Prerequisites for Installation

  • Turn Oracle Database to Archive-Log mode.

  • Install Oracle Client & CDC for Oracle by Attunity, both x86 & x64. They are located in SQL ISO location.

    • Tools\AttunityCDCOracle

      • x64 contains the 64-bit components

      • x86 contains the 32-bit components

  • Understand how CDC Flow Components works.

  • User Roles (will post in another article)

  • User accounts:

    • One for SQL Engine/Agent; one for CDC Windows Service (it will not be used for Oracle or SQL).

    • CDC service master password is required for each change data database. This key is used to encrypt the password of the Oracle log mining account.

    • One Oracle log mining user.

    • One Oracle DBA user for configuring settings.


Installation

Open SQL for Oracle CDC client

  • Enter SQL Server name

  • It will create a database named "MSXDBCDC" that manages the CDC service.

  • Account requires a SQL server system administrator(sysadmin).

  • Scripts can be found in my Github.com

Open Oracle CDC Service

  • Service name: any name is fine.

  • Service account: account for running Windows Oracle CDC service. Windows domain account is recommended.

  • Associated SQL Server Instance:

    • SQL authentication account is recommeded.

    • Account should be granted the public and dbcreator roles.

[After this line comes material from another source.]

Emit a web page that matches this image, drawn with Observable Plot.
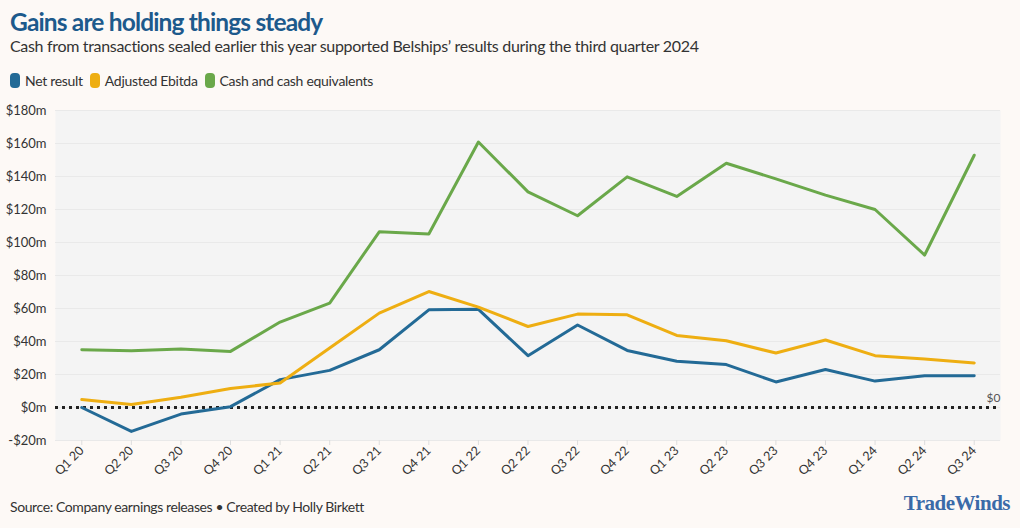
<!DOCTYPE html>
<html>
<head>
<meta charset="utf-8">
<script src="https://cdn.jsdelivr.net/npm/d3@7"></script>
<script src="https://cdn.jsdelivr.net/npm/@observablehq/plot@0.6"></script>
<style>
  html, body { margin: 0; padding: 0; background: #fdf9f6; }
  body { width: 1020px; height: 528px; position: relative; overflow: hidden; font-family: Lato, "Noto Sans", sans-serif; color: #333; }
  #title { position: absolute; left: 10px; top: 7px; font-size: 24.5px; font-weight: 700; color: #1d5a8c; letter-spacing: -0.85px; }
  #subtitle { position: absolute; left: 10px; top: 36px; font-size: 16px; color: #333; letter-spacing: -0.32px; }
  #legend { position: absolute; left: 10px; top: 72px; font-size: 14px; color: #333; display: flex; gap: 7px; align-items: center; letter-spacing: -0.3px; }
  #legend span.item { display: flex; align-items: center; gap: 5px; }
  #legend span.sw { display: inline-block; width: 10px; height: 15px; border-radius: 4px; }
  #chart { position: absolute; left: 0; top: 95px; }
  #source { position: absolute; left: 10px; top: 498px; font-size: 14px; color: #333; letter-spacing: -0.4px; }
  #logo { position: absolute; right: 10px; top: 491px; font-family: "Liberation Serif", "DejaVu Serif", serif; font-weight: 700; font-size: 21px; color: #3a6aa8; letter-spacing: -0.5px; }
</style>
</head>
<body>
<div id="title">Gains are holding things steady</div>
<div id="subtitle">Cash from transactions sealed earlier this year supported Belships’ results during the third quarter 2024</div>
<div id="legend"></div>
<div id="chart"></div>
<div id="source">Source: Company earnings releases • Created by Holly Birkett</div>
<div id="logo">TradeWinds</div>
<script>
const quarters = ["Q1 20","Q2 20","Q3 20","Q4 20","Q1 21","Q2 21","Q3 21","Q4 21","Q1 22","Q2 22","Q3 22","Q4 22","Q1 23","Q2 23","Q3 23","Q4 23","Q1 24","Q2 24","Q3 24"];
const netResult = [0, -14.5, -4, 0.5, 16.9, 22.5, 35, 59.2, 59.5, 31.4, 50, 34.6, 28, 26, 15.5, 23, 16, 19.2, 19.3];
const adjustedEbitda = [4.8, 1.8, 6.2, 11.5, 14.9, 36, 57.2, 70.3, 60.8, 49.1, 56.6, 56.2, 43.7, 40.5, 33, 40.9, 31.4, 29.4, 27];
const cash = [35, 34.4, 35.4, 34, 51.8, 63.3, 106.5, 105.1, 160.9, 130.7, 116.2, 139.8, 127.9, 148, 138.6, 128.7, 120, 92.4, 152.9];
const seriesNames = ["Net result", "Adjusted Ebitda", "Cash and cash equivalents"];
const seriesColors = ["#236a96", "#eeae12", "#6aa84a"];
const yTicks = [-20, 0, 20, 40, 60, 80, 100, 120, 140, 160, 180];

const seriesValues = [netResult, adjustedEbitda, cash];
const data = [];
seriesNames.forEach((name, i) => {
  quarters.forEach((q, j) => data.push({series: name, quarter: q, value: seriesValues[i][j]}));
});

// legend
const legend = document.getElementById("legend");
seriesNames.forEach((n, i) => {
  const item = document.createElement("span");
  item.className = "item";
  item.innerHTML = `<span class="sw" style="background:${seriesColors[i]}"></span>${n}`;
  legend.appendChild(item);
});

const fmt = d => d < 0 ? `-$${-d}m` : `$${d}m`;

const chart = Plot.plot({
  width: 1020,
  height: 400,
  marginLeft: 55,
  marginRight: 20,
  marginTop: 15,
  marginBottom: 55,
  style: { background: "transparent", fontFamily: "Lato, 'Noto Sans', sans-serif", fontSize: "13px", color: "#333" },
  x: { type: "point", domain: quarters, padding: 0.53, round: false, label: null, tickRotate: -45, tickSize: 5, tickPadding: 3 },
  y: { domain: [-20, 180], ticks: yTicks, tickFormat: fmt, label: null, tickSize: 0, tickPadding: 9 },
  color: { domain: seriesNames, range: seriesColors },
  marks: [
    Plot.frame({ fill: "#f4f4f4", stroke: null }),
    Plot.gridY(yTicks, { stroke: "#e9e9e9", strokeOpacity: 1, strokeWidth: 1 }),
    Plot.axisX({ tickRotate: -45, tickSize: 5, tickPadding: 3, stroke: "#ddd", fontSize: 12.5, label: null }),
    Plot.axisY(yTicks, { tickFormat: fmt, tickSize: 0, tickPadding: 9, fontSize: 13, label: null }),
    Plot.ruleY([0], { stroke: "#222", strokeWidth: 3, strokeDasharray: "3,4" }),
    Plot.line(data, { x: "quarter", y: "value", z: "series", stroke: "series", strokeWidth: 3, curve: "linear" }),
    Plot.text([0], { y: d => d, frameAnchor: "right", text: () => "$0", dy: -9, dx: 0, textAnchor: "end", fontSize: 12, fill: "#555" })
  ]
});
document.getElementById("chart").appendChild(chart);
</script>
</body>
</html>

  • CDC master password: It is required for each change data database. This key is used to encrypt the password of the Oracle log mining account or if you move the CDC database.

Create Oracle CDC Instance

It will create a database (not the source or destination database) for each CDC instance (e.g., OraCDC).

Connect to Oracle source Database

  • Enter the connection string for the Oracle source database.

Select Oracle Tables

It requires an Oracle DBA role to execute a supplemental logging script on the Oracle side remotely. This can be done manually later if needed. It prepares mirror tables, and if it fails, it will roll back all actions.

Here is the code example for this step:

BEGIN
EXECUTE IMMEDIATE ('ALTER TABLE "SCHEMA"."OBJECTNAME" LOGGING');
DECLARE GroupExists NUMBER;
BEGIN
SELECT COUNT(*) INTO GroupExists FROM DBA_LOG_GROUPS WHERE LOG_GROUP_NAME = 'MS_OBJECTNAME319eabd7_00' AND OWNER = 'SCHEMA' AND TABLE_NAME = 'OBJECTNAME' ;
IF GroupExists = 1 THEN
EXECUTE IMMEDIATE ('ALTER TABLE "SCHEMA"."OBJECTNAME" DROP SUPPLEMENTAL LOG GROUP "MS_OBJECTNAME319eabd7_00"');
END IF;
EXECUTE IMMEDIATE ('ALTER TABLE "SCHEMA"."OBJECTNAME" ADD SUPPLEMENTAL LOG GROUP "MS_OBJECTNAME319eabd7_00" ("OBJECTNAME_PID","OBJECTNAME_EMPLOYEE_CODE","OBJECTNAME_SEQNO","OBJECTNAME_FROM_DATE","OBJECTNAME_TO_DATE") ALWAYS');
END;
END;
/

Now that you have finished setting up the SQL Instance and CDC Service, the next step is to operate a CDC instance.


Operating a CDC instance

The detailed status is set to STOP by default.

Start the CDC instance.

The status will change from INITIAL to IDLE to PROCESSING.